So to my friends who have no idea how an idiot like me ended up in Lesotho – here is the history. Then to follow it this week’s update.
Retirement is fun, fulfilling and wonderful, but also a little scary. Everyone says that you can plan for retirement but in my mind I don’t think you can. The three best bits of advice I’ve had came from an old friend Roger who said he sometimes felt that his whole social life was with people his own age after a staffroom career of no generational differences. My brother in law Ashley also told me that the winter’s days were long. Lastly a colleague Moira told me that you knew when you were ready.
In May I knew I was tired, wanted to finish and just go, so September after 37 years I was finishing. I knew I wanted to do something different and stay active and feel a sense that I still had worth. Greg my old Pennanians rugby buddy e mailed me recently saying he wished he’d done something similar. He nailed it. All my life I’ve been wishing I’d been on an adventure, taken a risk in my career. I’d regretted the fact that when young Claudia and I got straight into the house, mortgage treadmill and not tried VSO.
Dolen Cymru have for years sponsored visiting teachers going to Lesotho and working in a variety of educational environments. I’d heard about it through Claudia, when she went to see a friend teach out here in 2007. The chance came up and I took it. It’s teaching in a hilltop primary called Thaba Tsekha three days a week, another remote hillside school called Loti every Wednesday with an additional brief of working with the Principal, (who has visited Welsh schools) action plan. Lastly a day working collectively in the local College of Education lecturing for three hours to students on Education in general, and Primary Teaching skills in particular.
My two colleagues are the best. One like me has retired from secondary education – but in her case early. The other is an excellent primary practitioner, young, enthusiastic, with a whole career path in front of her.
We get on. Help each other when moody or feeling we miss home. We work together on projects and lessons. I have learnt so much in 5 weeks I honestly feel I’ve had a new lease of enthusiasm in my life.
This week has been the change week. For the first time I have felt that I am making a difference to maths teaching. People are using methods that I have modeled. Resources that a friend called Carol has given me are now in full play in the schools. Teachers and both principals are kindly saying that their staff value what is being done. It’s genuinely refreshing to see children light up with a smile as they understand something, or when you praise them.
Separately, we had a ball in the local college taking them through ideas and resources and strategies for Numeracy teaching.

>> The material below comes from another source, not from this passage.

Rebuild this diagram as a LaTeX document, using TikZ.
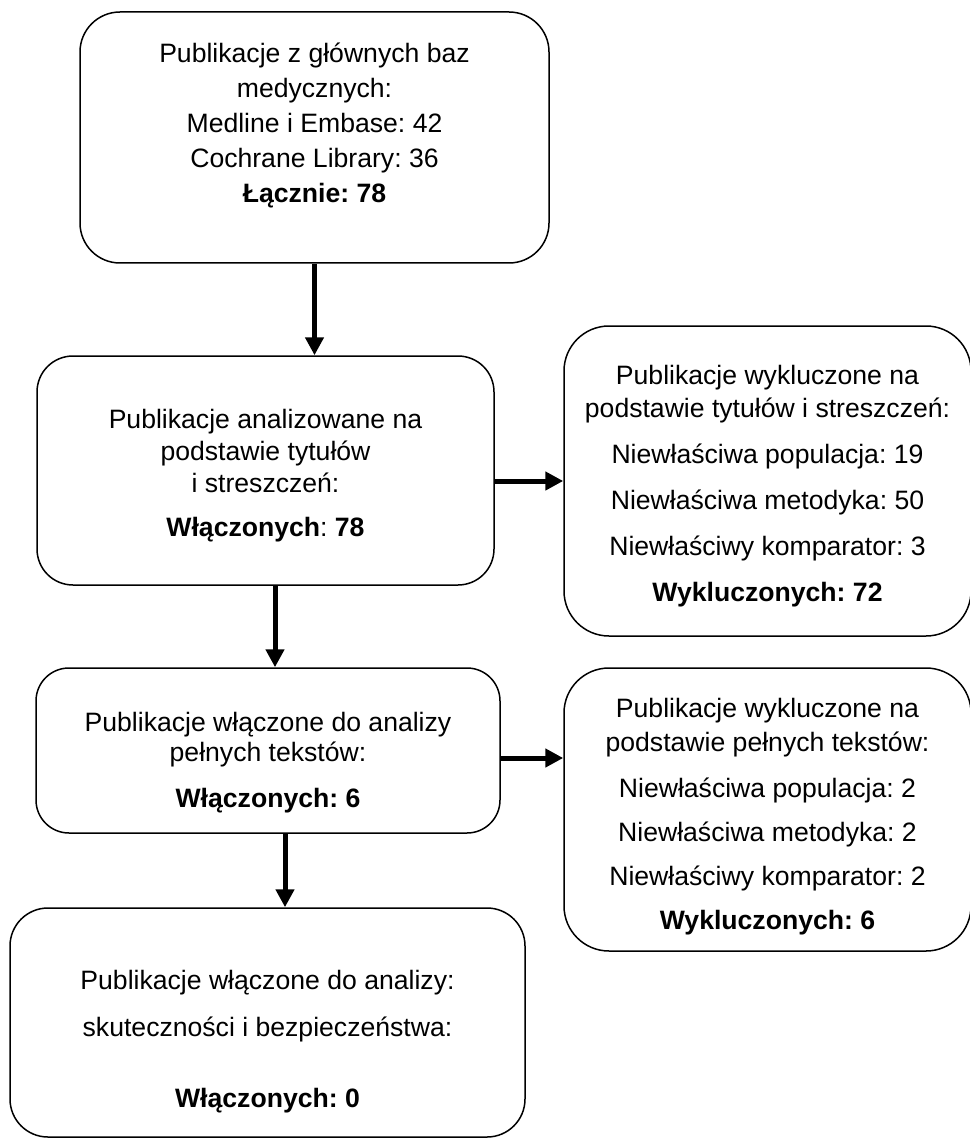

Students were thin on the ground, maybe 30 as there is a strike but along with the 6 lecturers I think they came out having had fun, having got some ideas and maybe having understood some mathematics.

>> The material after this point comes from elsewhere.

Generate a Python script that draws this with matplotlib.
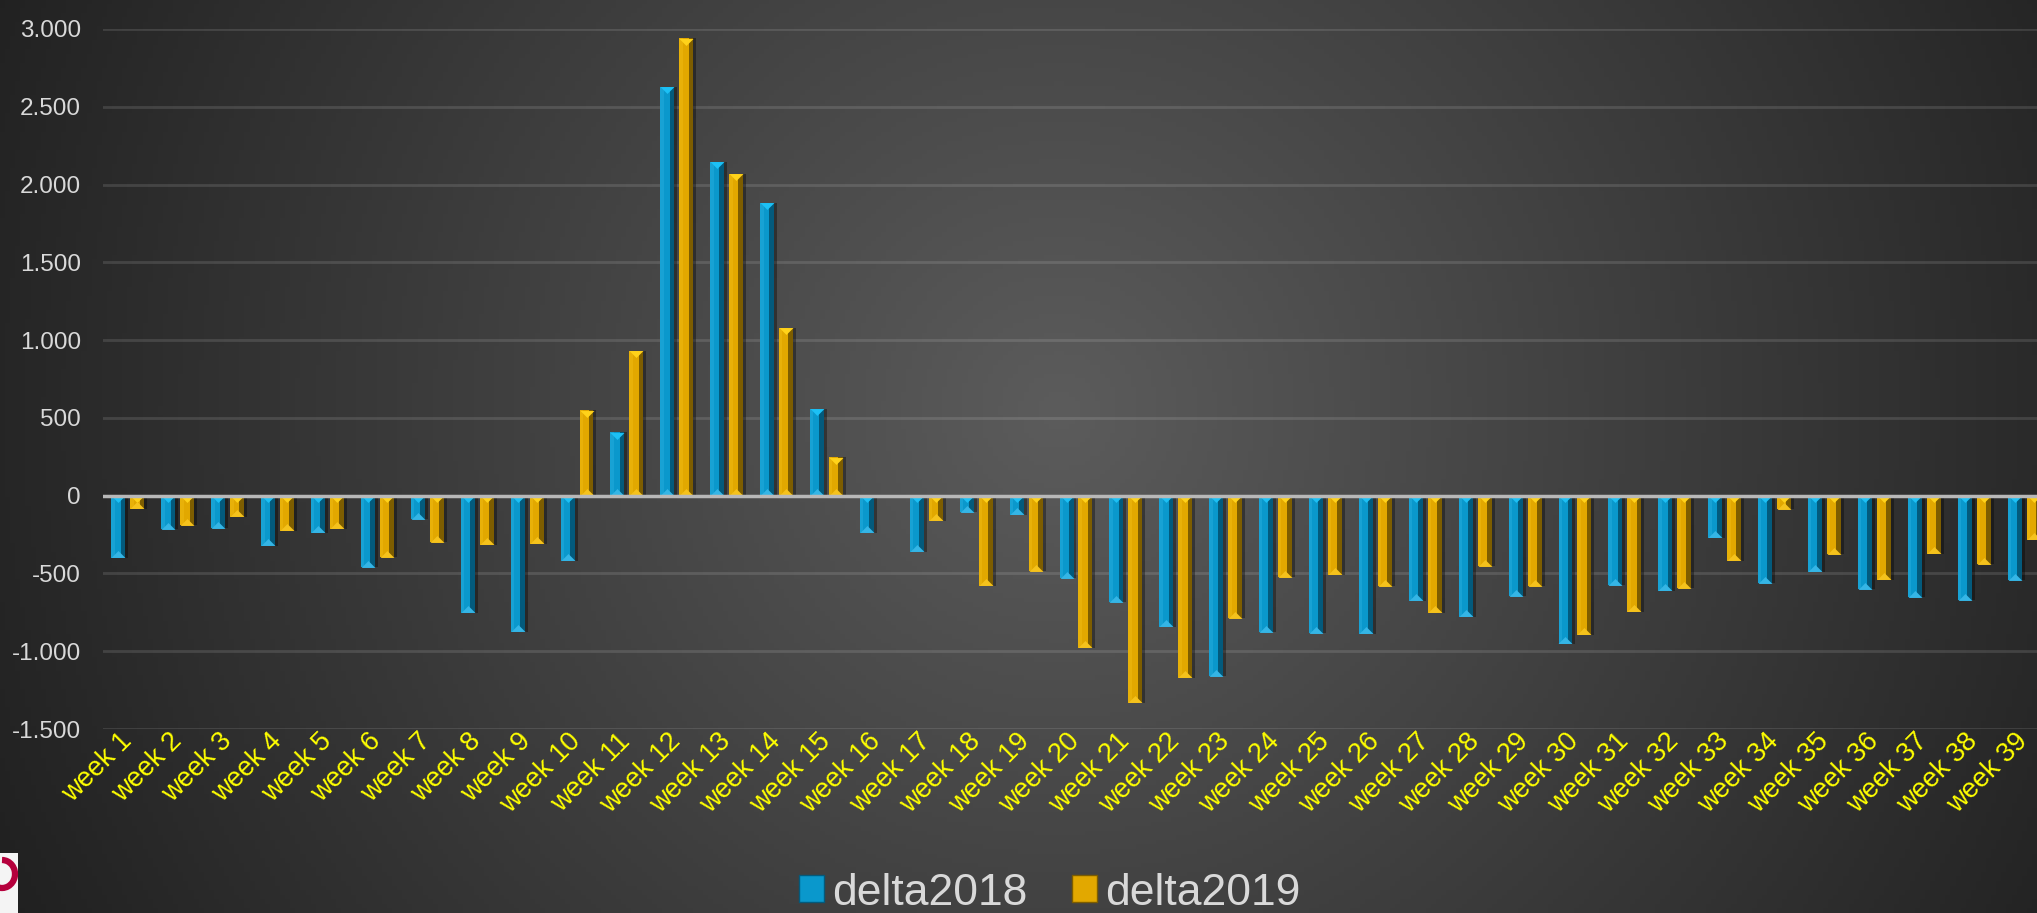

I guess the biggest challenge has been the fact that Basotho teachers think that you are an expert in all subjects. This week I was challenged by Vicki, my primary colleague to deliver a Pie Corbett version of the story “Gelert” which we hope to integrate into the St. David’s Day celebrations. Out of my comfort zone would not begin to describe sketching out pictures of the story and then delivering the story with actions. I’ve been asked to do finger painting with grade 1 and painting portraits with grade 5. Thank God for e-mail and Claudia who is full of ideas at home. That said I have honestly never had so much fun. Singing songs like Heads shoulders knees and toes, 12345 once I caught a fish alive, doing actions for Gelert, taking a class on rates and measuring flow rate or speed as a practical with 70 kids.
Wednesday I arrive in Loti at 7 to take their Grade 7 children through a walk through assessment. These kids walk up to 5 miles but they are all there. School is fun in both institutions. I’m still teaching chess and helping read at lunchtimes. Every week there is a new astonishing find.
Assemblies, which are outside, allowing a little girl the chance of her monologue where she had taken over the mantle of a proper noun, explaining who she was, how she worked. Another where four grade 6 children acted out the story of the “Wisdom of Solomon”. Imagine my horror when the first thing I heard was “oh no my baby is dead” – it took me a few minutes to get up to speed with what was happening. I’ve seen kids bring guitars and play them. There seems nothing special in that, until you realize that they have made these from planks of wood and bits of metal. Yes they were in tune! The most astonishing was a session of warm up athletics where the whole school were in a co-ordinated group slow warm up, jog easy jog. Patterns interweaving as the classes snaked in differing directions and gradually after some 30 minutes interwove again for the warm downs. Smiles, beams as they just enjoyed the sheer beauty of their surroundings and the joy of exercise and freedom. No sick-notes everyone, from all shapes and sizes took part.
Outside our work , which is hard we are loving the sheer expanse of the area. Walking to school, our weekend hike and talking with locals. On Thursday evening we were fortunate to experience our first African sunset. The sort you read about as a child. I love this country and this opportunity. Claudia said, “you sound really happy”. I am – it’s lovely to be able to feel that my teaching career is finishing with me having a genuine smile on my face.
Ok I’m sure it’s been a little boring, but I guess it puts why I’m here in context.